▸ **Exercise directions**:
Write out every line exactly, from the start of the records below to the line with "22, bottom: 514", and stop there. Don't write out the pictures.

▸ **Data supplied**:
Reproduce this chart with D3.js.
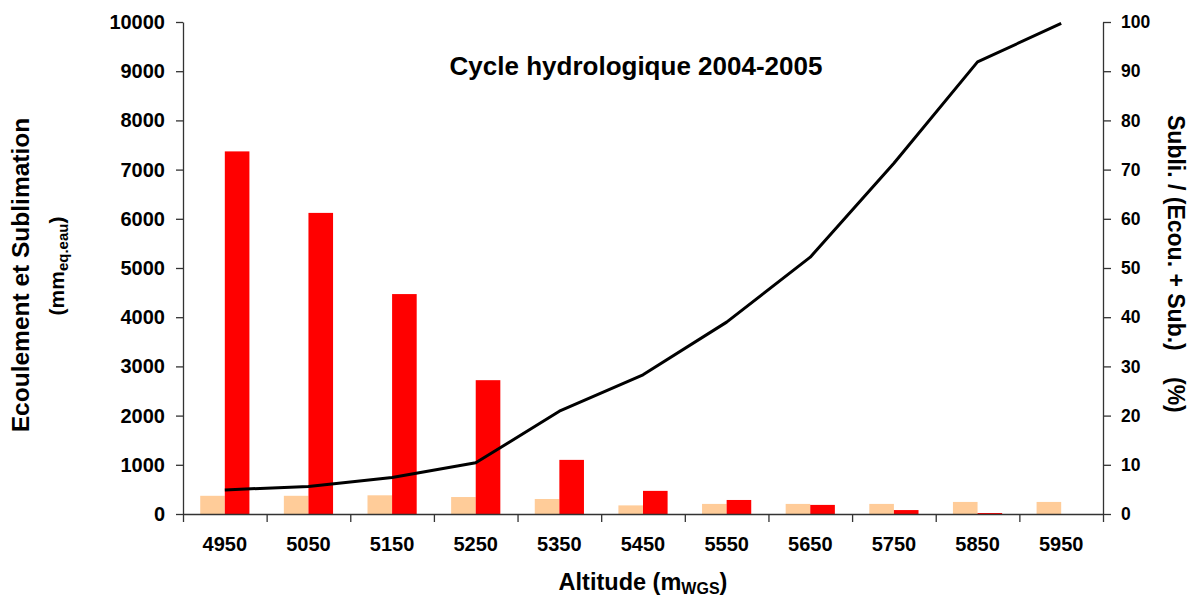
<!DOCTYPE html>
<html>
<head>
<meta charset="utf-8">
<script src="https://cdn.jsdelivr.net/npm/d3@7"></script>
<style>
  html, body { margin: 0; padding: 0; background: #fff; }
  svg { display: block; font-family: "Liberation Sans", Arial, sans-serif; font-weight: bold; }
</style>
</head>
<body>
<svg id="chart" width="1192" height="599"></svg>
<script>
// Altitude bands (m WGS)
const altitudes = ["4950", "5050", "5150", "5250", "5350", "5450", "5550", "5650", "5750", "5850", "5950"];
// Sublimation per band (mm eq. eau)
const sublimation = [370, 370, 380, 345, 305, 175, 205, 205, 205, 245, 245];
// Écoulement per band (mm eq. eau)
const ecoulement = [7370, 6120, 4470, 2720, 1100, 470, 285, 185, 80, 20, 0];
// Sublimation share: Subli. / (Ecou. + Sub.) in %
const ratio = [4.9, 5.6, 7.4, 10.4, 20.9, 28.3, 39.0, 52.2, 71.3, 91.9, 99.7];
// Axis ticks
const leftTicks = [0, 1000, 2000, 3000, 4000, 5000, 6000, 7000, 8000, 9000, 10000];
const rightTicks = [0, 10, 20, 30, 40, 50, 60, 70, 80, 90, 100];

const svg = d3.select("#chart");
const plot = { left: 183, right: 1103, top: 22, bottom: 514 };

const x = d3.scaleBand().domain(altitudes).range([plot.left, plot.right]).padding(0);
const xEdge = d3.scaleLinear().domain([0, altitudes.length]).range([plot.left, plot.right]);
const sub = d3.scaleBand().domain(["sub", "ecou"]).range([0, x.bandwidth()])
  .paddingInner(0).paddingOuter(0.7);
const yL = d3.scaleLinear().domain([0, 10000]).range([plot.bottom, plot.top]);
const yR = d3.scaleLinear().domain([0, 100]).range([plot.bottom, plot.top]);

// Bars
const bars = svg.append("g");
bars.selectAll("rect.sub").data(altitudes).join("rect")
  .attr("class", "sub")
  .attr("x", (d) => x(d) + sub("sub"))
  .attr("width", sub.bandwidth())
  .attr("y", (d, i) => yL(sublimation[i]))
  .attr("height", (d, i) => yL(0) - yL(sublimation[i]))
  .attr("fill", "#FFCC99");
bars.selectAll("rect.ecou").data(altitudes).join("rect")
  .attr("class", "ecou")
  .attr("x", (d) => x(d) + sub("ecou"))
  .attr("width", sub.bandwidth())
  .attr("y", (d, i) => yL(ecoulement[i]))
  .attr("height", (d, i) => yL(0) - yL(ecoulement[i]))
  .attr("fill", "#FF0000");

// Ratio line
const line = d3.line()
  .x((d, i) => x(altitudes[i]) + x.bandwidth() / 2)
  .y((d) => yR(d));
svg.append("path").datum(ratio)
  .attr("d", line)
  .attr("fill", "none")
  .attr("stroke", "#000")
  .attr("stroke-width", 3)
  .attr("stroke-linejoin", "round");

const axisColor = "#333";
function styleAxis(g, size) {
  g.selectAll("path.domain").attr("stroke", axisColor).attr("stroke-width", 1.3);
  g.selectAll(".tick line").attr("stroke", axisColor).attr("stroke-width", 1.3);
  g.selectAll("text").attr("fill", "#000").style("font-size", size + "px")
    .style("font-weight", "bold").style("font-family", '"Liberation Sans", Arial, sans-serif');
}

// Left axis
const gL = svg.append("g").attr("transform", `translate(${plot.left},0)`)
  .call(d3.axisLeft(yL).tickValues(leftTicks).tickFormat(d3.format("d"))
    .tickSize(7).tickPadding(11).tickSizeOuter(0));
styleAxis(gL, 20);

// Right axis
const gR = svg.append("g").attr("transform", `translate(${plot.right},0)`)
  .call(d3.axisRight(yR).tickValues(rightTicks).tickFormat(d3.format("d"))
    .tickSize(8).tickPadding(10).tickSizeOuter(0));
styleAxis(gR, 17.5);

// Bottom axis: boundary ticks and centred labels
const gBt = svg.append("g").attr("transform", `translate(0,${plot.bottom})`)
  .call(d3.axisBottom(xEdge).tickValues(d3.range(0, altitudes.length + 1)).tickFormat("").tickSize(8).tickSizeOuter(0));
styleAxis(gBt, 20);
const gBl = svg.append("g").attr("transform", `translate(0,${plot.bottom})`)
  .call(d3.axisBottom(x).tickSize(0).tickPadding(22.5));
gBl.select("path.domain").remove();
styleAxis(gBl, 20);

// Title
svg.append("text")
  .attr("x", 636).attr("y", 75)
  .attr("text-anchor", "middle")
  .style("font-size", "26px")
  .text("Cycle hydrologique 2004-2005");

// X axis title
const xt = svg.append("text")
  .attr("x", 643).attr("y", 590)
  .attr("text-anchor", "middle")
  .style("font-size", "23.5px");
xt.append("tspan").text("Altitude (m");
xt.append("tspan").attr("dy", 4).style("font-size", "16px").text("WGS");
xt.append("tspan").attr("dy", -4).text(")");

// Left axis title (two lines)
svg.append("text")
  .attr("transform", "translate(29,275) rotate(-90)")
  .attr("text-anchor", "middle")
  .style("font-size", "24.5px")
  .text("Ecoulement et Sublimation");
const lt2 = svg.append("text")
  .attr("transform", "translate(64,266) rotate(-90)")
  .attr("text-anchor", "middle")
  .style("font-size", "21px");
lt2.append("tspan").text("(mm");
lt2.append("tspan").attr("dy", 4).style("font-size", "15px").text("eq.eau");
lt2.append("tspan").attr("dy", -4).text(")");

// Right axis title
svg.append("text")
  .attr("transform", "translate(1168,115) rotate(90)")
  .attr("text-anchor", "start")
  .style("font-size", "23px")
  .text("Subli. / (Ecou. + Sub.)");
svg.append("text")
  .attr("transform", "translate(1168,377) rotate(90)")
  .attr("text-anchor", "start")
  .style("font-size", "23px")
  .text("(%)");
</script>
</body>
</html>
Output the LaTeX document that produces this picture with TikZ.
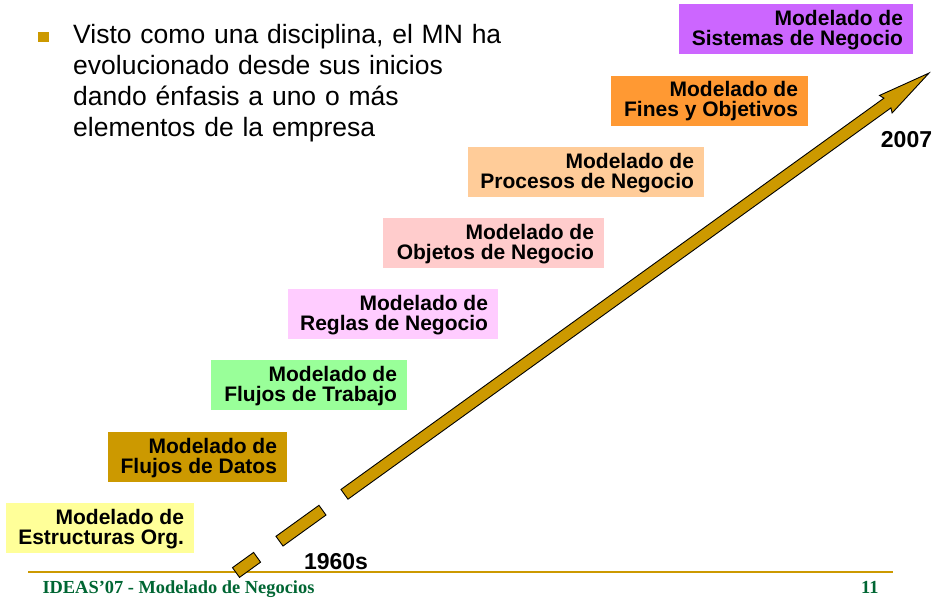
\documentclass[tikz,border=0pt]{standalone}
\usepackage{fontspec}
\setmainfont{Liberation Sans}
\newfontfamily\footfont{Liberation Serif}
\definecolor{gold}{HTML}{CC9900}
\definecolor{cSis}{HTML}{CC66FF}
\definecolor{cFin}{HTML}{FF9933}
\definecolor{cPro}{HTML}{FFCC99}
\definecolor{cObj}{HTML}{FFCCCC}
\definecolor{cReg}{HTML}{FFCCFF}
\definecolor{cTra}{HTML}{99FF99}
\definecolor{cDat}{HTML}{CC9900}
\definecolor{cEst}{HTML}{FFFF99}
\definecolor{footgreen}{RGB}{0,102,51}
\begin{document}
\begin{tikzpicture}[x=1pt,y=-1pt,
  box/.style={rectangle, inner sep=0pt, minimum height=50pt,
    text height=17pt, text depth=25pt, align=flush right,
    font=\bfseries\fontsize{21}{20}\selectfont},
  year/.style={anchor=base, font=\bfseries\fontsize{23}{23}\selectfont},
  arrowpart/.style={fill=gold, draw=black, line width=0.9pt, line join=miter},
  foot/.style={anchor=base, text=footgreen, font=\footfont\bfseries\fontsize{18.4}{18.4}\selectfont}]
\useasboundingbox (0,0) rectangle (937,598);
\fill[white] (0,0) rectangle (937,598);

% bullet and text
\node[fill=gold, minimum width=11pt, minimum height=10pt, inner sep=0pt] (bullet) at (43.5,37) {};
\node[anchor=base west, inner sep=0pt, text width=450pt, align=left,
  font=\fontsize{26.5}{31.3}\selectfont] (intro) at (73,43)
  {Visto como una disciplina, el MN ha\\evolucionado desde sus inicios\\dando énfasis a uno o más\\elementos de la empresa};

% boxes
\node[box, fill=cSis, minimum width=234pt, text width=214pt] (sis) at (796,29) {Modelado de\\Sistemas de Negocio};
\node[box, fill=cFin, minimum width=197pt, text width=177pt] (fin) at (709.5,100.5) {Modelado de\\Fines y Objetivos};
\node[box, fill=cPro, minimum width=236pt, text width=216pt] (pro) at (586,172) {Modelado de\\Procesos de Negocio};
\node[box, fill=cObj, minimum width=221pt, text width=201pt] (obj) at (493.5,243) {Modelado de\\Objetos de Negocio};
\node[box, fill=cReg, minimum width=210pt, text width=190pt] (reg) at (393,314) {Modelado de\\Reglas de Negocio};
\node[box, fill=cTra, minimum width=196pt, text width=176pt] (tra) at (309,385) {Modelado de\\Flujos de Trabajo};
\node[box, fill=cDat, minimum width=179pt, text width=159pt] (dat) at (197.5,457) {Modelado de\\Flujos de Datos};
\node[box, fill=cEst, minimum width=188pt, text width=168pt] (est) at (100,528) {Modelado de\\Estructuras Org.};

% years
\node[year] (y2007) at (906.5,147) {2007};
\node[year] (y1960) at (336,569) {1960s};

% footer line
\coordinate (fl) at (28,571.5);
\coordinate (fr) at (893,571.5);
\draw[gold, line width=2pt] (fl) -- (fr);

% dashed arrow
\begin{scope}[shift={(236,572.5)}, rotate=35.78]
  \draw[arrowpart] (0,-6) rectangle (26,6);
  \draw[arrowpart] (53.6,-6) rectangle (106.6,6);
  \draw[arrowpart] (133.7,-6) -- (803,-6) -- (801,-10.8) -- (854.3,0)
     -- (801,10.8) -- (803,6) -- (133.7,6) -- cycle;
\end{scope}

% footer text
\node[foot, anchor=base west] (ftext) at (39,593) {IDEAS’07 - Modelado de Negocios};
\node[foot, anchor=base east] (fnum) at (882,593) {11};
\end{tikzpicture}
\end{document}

▸ **Result for this exercise**:
Reproduce this chart with D3.js.
<!DOCTYPE html>
<html>
<head>
<meta charset="utf-8">
<script src="https://cdn.jsdelivr.net/npm/d3@7"></script>
<style>
  html, body { margin: 0; padding: 0; background: #fff; }
  svg { display: block; font-family: "Liberation Sans", Arial, sans-serif; font-weight: bold; }
</style>
</head>
<body>
<svg id="chart" width="1192" height="599"></svg>
<script>
// Altitude bands (m WGS)
const altitudes = ["4950", "5050", "5150", "5250", "5350", "5450", "5550", "5650", "5750", "5850", "5950"];
// Sublimation per band (mm eq. eau)
const sublimation = [370, 370, 380, 345, 305, 175, 205, 205, 205, 245, 245];
// Écoulement per band (mm eq. eau)
const ecoulement = [7370, 6120, 4470, 2720, 1100, 470, 285, 185, 80, 20, 0];
// Sublimation share: Subli. / (Ecou. + Sub.) in %
const ratio = [4.9, 5.6, 7.4, 10.4, 20.9, 28.3, 39.0, 52.2, 71.3, 91.9, 99.7];
// Axis ticks
const leftTicks = [0, 1000, 2000, 3000, 4000, 5000, 6000, 7000, 8000, 9000, 10000];
const rightTicks = [0, 10, 20, 30, 40, 50, 60, 70, 80, 90, 100];

const svg = d3.select("#chart");
const plot = { left: 183, right: 1103, top: 22, bottom: 514 };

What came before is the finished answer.